• [WHAT THE EXERCISE ASKS]: Extract every line that contains the word "matplotlib".

• [SOURCE MATERIAL]:

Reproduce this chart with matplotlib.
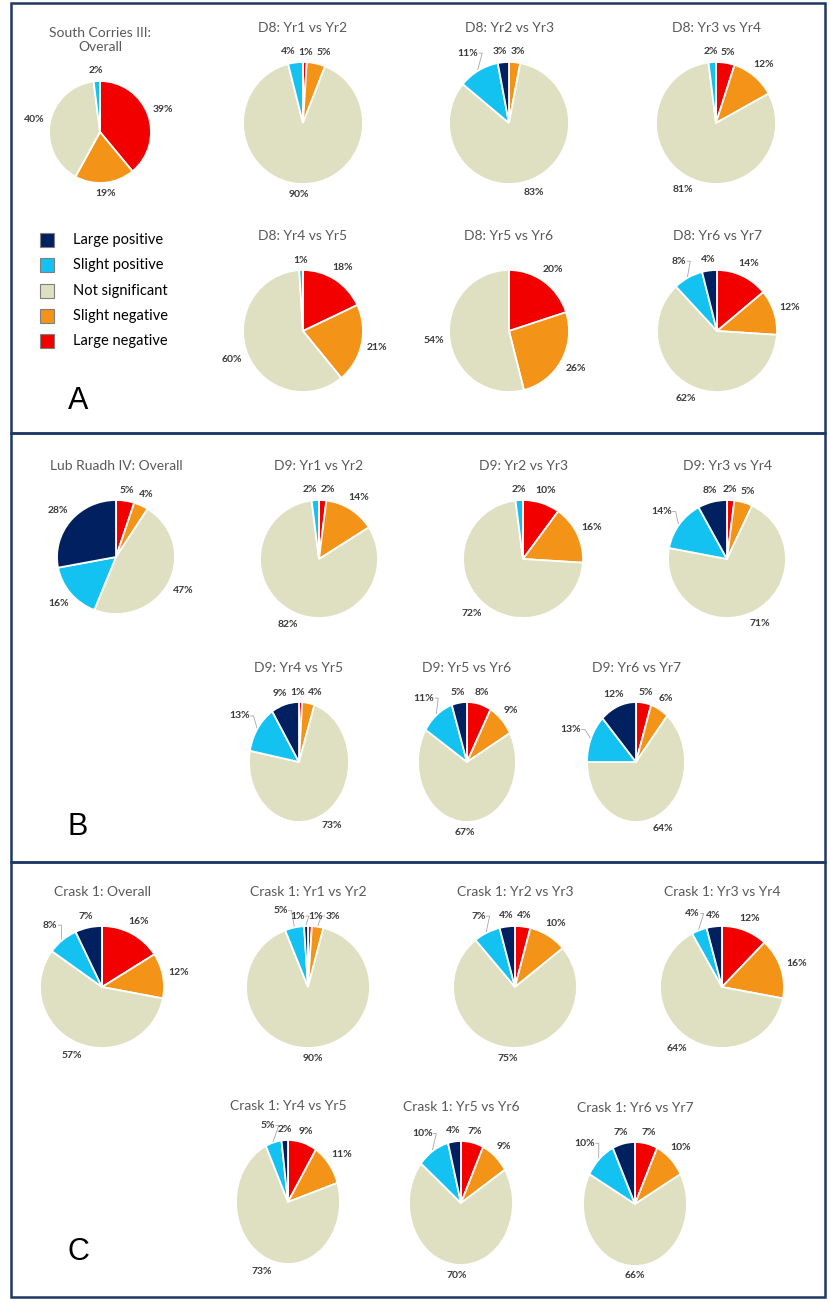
import matplotlib
matplotlib.use("Agg")
import matplotlib.pyplot as plt
from matplotlib.patches import Rectangle
import numpy as np

W, H = 830, 1303

# slice order, clockwise from 12 o'clock
categories = ["Large negative", "Slight negative", "Not significant", "Slight positive", "Large positive"]
colors = ["#F20000", "#F39418", "#DFE0C2", "#14C2F2", "#002060"]
legend_order = [4, 3, 2, 1, 0]

# ---- data (percent of cells per class) ----
titles_a = ["South Corries III:\nOverall", "D8: Yr1 vs Yr2", "D8: Yr2 vs Yr3", "D8: Yr3 vs Yr4",
            "D8: Yr4 vs Yr5", "D8: Yr5 vs Yr6", "D8: Yr6 vs Yr7"]
values_a = [[39, 19, 40, 2, 0],
            [1, 5, 90, 4, 0],
            [0, 3, 83, 11, 3],
            [5, 12, 81, 2, 0],
            [18, 21, 60, 1, 0],
            [20, 26, 54, 0, 0],
            [14, 12, 62, 8, 4]]

titles_b = ["Lub Ruadh IV: Overall", "D9: Yr1 vs Yr2", "D9: Yr2 vs Yr3", "D9: Yr3 vs Yr4",
            "D9: Yr4 vs Yr5", "D9: Yr5 vs Yr6", "D9: Yr6 vs Yr7"]
values_b = [[5, 4, 47, 16, 28],
            [2, 14, 82, 2, 0],
            [10, 16, 72, 2, 0],
            [2, 5, 71, 14, 8],
            [1, 4, 73, 13, 9],
            [8, 9, 67, 11, 5],
            [5, 6, 64, 13, 12]]

titles_c = ["Crask 1: Overall", "Crask 1: Yr1 vs Yr2", "Crask 1: Yr2 vs Yr3", "Crask 1: Yr3 vs Yr4",
            "Crask 1: Yr4 vs Yr5", "Crask 1: Yr5 vs Yr6", "Crask 1: Yr6 vs Yr7"]
values_c = [[16, 12, 57, 8, 7],
            [1, 3, 90, 5, 1],
            [4, 10, 75, 7, 4],
            [12, 16, 64, 4, 4],
            [9, 11, 73, 5, 2],
            [7, 9, 70, 10, 4],
            [7, 10, 66, 10, 7]]

# ---- layout in pixels: centre x, centre y, radius x, radius y ----
boxes_a = [(100, 132, 51, 51), (303, 123, 60, 61), (509, 123, 60, 61), (716, 123, 60, 61),
           (303, 331, 60, 61), (509, 331, 60, 61), (717, 331, 60, 61)]
boxes_b = [(116, 557, 59, 57), (319, 559, 59, 59), (523, 559, 60, 59), (727, 559, 59, 59),
           (299, 762, 50, 60), (467, 762, 49, 60), (636, 762, 49, 60)]
boxes_c = [(102, 987, 62, 61), (308, 987, 62, 61), (515, 987, 62, 61), (722, 987, 62, 61),
           (288, 1202, 52, 62), (461, 1203, 52, 62), (635, 1204, 52, 62)]

panels = [(11, 3, 433, "A", 401), (11, 433, 862, "B", 827), (11, 862, 1297, "C", 1252)]

FONT = "Lato"
TITLE_COL = "#595959"
LABEL_COL = "#3A3A3A"
BORDER_COL = "#1F3864"


def spread_labels(pos, sizes, angles):
    n = len(pos)
    for _ in range(80):
        moved = False
        for i in range(n):
            for j in range(i + 1, n):
                dx = pos[j][0] - pos[i][0]
                dy = pos[j][1] - pos[i][1]
                ox = (sizes[i][0] + sizes[j][0]) / 2 + 3 - abs(dx)
                oy = (sizes[i][1] + sizes[j][1]) / 2 + 1 - abs(dy)
                if ox > 0 and oy > 0:
                    a = np.arctan2(np.sin(angles[i]) + np.sin(angles[j]),
                                   np.cos(angles[i]) + np.cos(angles[j]))
                    if abs(np.sin(a)) > 0.6:
                        s = np.sign(dx) if dx != 0 else np.sign(np.cos(angles[j]) - np.cos(angles[i]))
                        pos[i][0] -= s * (ox / 2 + 0.1)
                        pos[j][0] += s * (ox / 2 + 0.1)
                    else:
                        s = np.sign(dy) if dy != 0 else np.sign(np.sin(angles[j]) - np.sin(angles[i]))
                        pos[i][1] -= s * (oy / 2 + 0.1)
                        pos[j][1] += s * (oy / 2 + 0.1)
                    moved = True
        if not moved:
            break
    return pos


def draw_pie(fig, title, vals, box):
    cx, cy, rx, ry = box
    ax = fig.add_axes([(cx - rx) / W, 1 - (cy + ry) / H, 2 * rx / W, 2 * ry / H])
    ax.pie(vals, colors=colors, startangle=90, counterclock=False, radius=1,
           wedgeprops=dict(edgecolor="white", linewidth=1.3))
    ax.set_aspect("auto")
    ax.set_xlim(-1, 1)
    ax.set_ylim(-1, 1)
    ax.axis("off")

    total = float(sum(vals))
    cum = 0.0
    pos, sizes, angles, texts, idx = [], [], [], [], []
    for k, v in enumerate(vals):
        if v <= 0:
            continue
        mid = np.radians(90 - (cum + v / 2) / total * 360)
        cum += v
        txt = f"{v}%"
        w = 5.8 * (len(txt) - 1) + 8.5
        h = 9.5
        c, s = np.cos(mid), np.sin(mid)
        ext = abs(c) * w / 2 + abs(s) * h / 2 + 5
        if k == 3 and 100 < np.degrees(mid) % 360 < 170:
            ext += 6
        pos.append([c * (rx + ext), s * (ry + ext)])
        sizes.append((w, h))
        angles.append(mid)
        texts.append(txt)
        idx.append(k)
    start = [p[:] for p in pos]
    pos = spread_labels(pos, sizes, angles)
    for p, p0, sz, a, t, k in zip(pos, start, sizes, angles, texts, idx):
        ax.text(p[0] / rx, p[1] / ry, t, ha="center", va="center", fontsize=7.5,
                fontweight="bold", color=LABEL_COL, family=FONT, clip_on=False)
        moved = np.hypot(p[0] - p0[0], p[1] - p0[1])
        if moved > 7 or (k == 3 and 100 < np.degrees(a) % 360 < 170):
            # short leader from label edge to the slice rim
            ex, ey = np.cos(a) * rx * 1.02, np.sin(a) * ry * 1.02
            side = 1 if ex > p[0] else -1
            lx = p[0] + side * (sz[0] / 2 + 1)
            ax.plot([lx / rx, (lx + side * 3) / rx, ex / rx], [p[1] / ry, p[1] / ry, ey / ry],
                    color="#A6A6A6", lw=0.6, clip_on=False)

    # title above the pie
    fig.axes[0].text(cx, cy - ry - 28, title, ha="center", va="bottom", fontsize=10,
                     color=TITLE_COL, family=FONT, linespacing=1.2)


fig = plt.figure(figsize=(W / 100, H / 100), dpi=100)
overlay = fig.add_axes([0, 0, 1, 1])
overlay.set_xlim(0, W)
overlay.set_ylim(H, 0)
overlay.axis("off")

for x0, y0, y1, letter, ly in panels:
    overlay.add_patch(Rectangle((x0, y0), 825 - x0, y1 - y0, fill=False,
                                edgecolor=BORDER_COL, lw=1.8))
    overlay.text(78, ly, letter, ha="center", va="center", fontsize=22,
                 family="Liberation Sans", color="black")

for titles, values, boxes in [(titles_a, values_a, boxes_a),
                              (titles_b, values_b, boxes_b),
                              (titles_c, values_c, boxes_c)]:
    for t, v, b in zip(titles, values, boxes):
        draw_pie(fig, t, v, b)

# legend (panel A)
for row, k in enumerate(legend_order):
    y = 240 + row * 25.3
    overlay.add_patch(Rectangle((40, y - 7), 14, 14, facecolor=colors[k],
                                edgecolor="#7F7F7F", lw=0.8))
    overlay.text(73, y, categories[k], ha="left", va="center", fontsize=10.5,
                 family=FONT, color="black")

fig.savefig("out.png", dpi=100)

• [ANSWER IN FULL]:
Reproduce this chart with matplotlib.
import matplotlib
matplotlib.use("Agg")
import matplotlib.pyplot as plt
from matplotlib.patches import Rectangle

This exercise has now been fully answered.